We helped Matsmart/Motatos modernise their legacy platform and enable a small team to deliver above its weight class with an agentic AI way of working — the service architecture redesigned and the migration run in parallel with operations, with no single cutover date.
Background
Matsmart/Motatos has a mission to reduce food waste by buying in and reselling surplus stock, seasonal goods, products with print errors and other leftover food. During the engagement the e-commerce ran in six European countries, with Sweden at 5,000–8,000 orders per day and significant round-the-clock traffic on the other markets. The platform sits at the centre of the operation: ERP sync, purchasing and supplier data, order handling, stock levels, real-time integration with warehousing, shipping and product data for every SKU. Earlier decisions that were once right — a custom-built framework, hand-maintained services, faulty integrations — had started to slow the team down.
The challenge
The solution space was narrow: operations could not be paused, a big-bang rewrite was impossible for a team of this size, and continuing to patch the in-house framework would have compounded the debt. What replaced it had to come piece by piece, with no single cutover day, while the team kept delivering against internal demand.
What we did
Robert Krogh from SCG came in as architect and developer to lead the shift. A lightweight architecture showed how individual services could live outside the in-house framework, still be part of the whole, and require minimal setup. We moved from code-first to infrastructure-first so the services became fully decoupled. Messaging flows went from targeted RabbitMQ flows to managed Azure Service Bus. In parallel the team migrated from Azure DevOps to GitHub, which opened the door to redoing CI/CD and IaC in the same spirit.

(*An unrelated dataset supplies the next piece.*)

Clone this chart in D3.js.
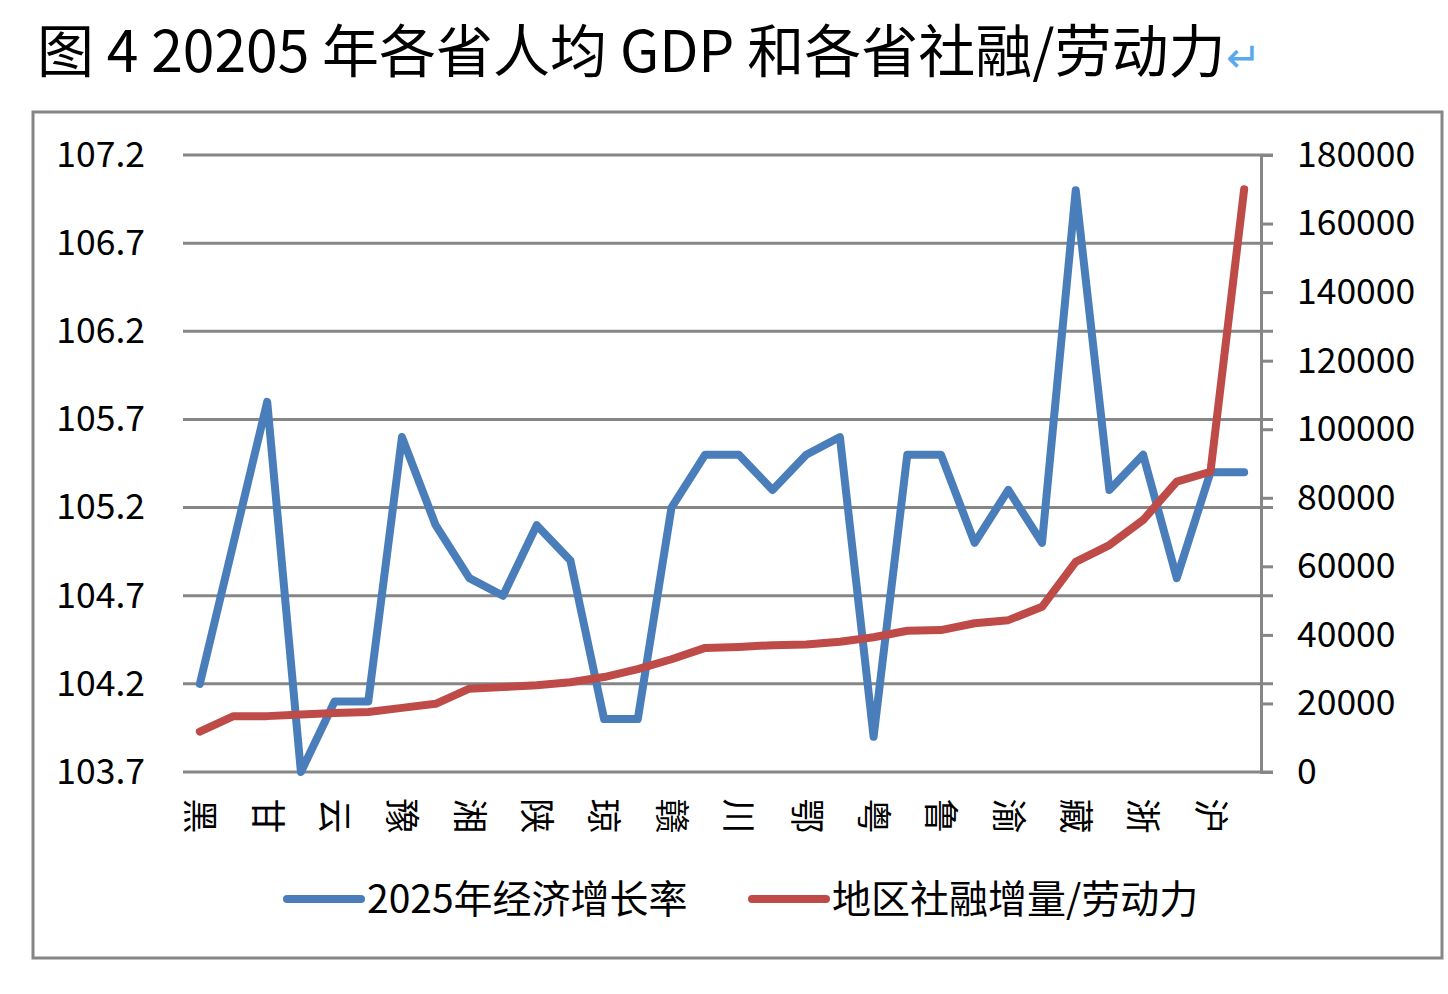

Agentic AI for a small team on a large system
We laid the groundwork for team-scaled AI use where the gains spread beyond the individual. By making context explicit in the monorepo, agents could work with a broader picture than earlier ways of working allowed. A custom skill pulls pipeline data via the GitHub CLI and shows, in a prompt, what is deployed where, per service. Skills like this live in the repo, versioned together with the code — one developer's improved way of working becomes the team's.
Result
The new architecture let the team build leaner services, maintain less code, and deploy with fewer steps. Data flows could be migrated in parallel with the old solution, at the team's pace, following a safe plan. The documentation became broad and current — for both humans and AI. Through AI-maintained documentation, tooling and the ability to explore live environments from IaC and pipelines (without data or sensitive info), the team moved into a more agentic way of working, and could do meaningfully more with less.
Adaptive reuse
In architecture, *adaptive reuse* is the craft of giving an existing building a new function and modern systems while preserving the structure and character worth keeping. The Matsmart/Motatos platform got the same treatment. The domain logic, the integrations the business depends on, the flows in motion: all kept. Alongside them, modern counterparts were built — managed messaging next to the self-hosted bus, clean pipelines next to the hand-maintained ones, lightweight services next to the in-house framework. New and old ran in parallel, each new part earning its place before the old one stepped aside.
Matsmart/Motatos fights waste for a living. Stockholm Code Group helped them cut it from their platform too: less code, less infra to operate, less stale documentation, less friction between an idea and a deploy.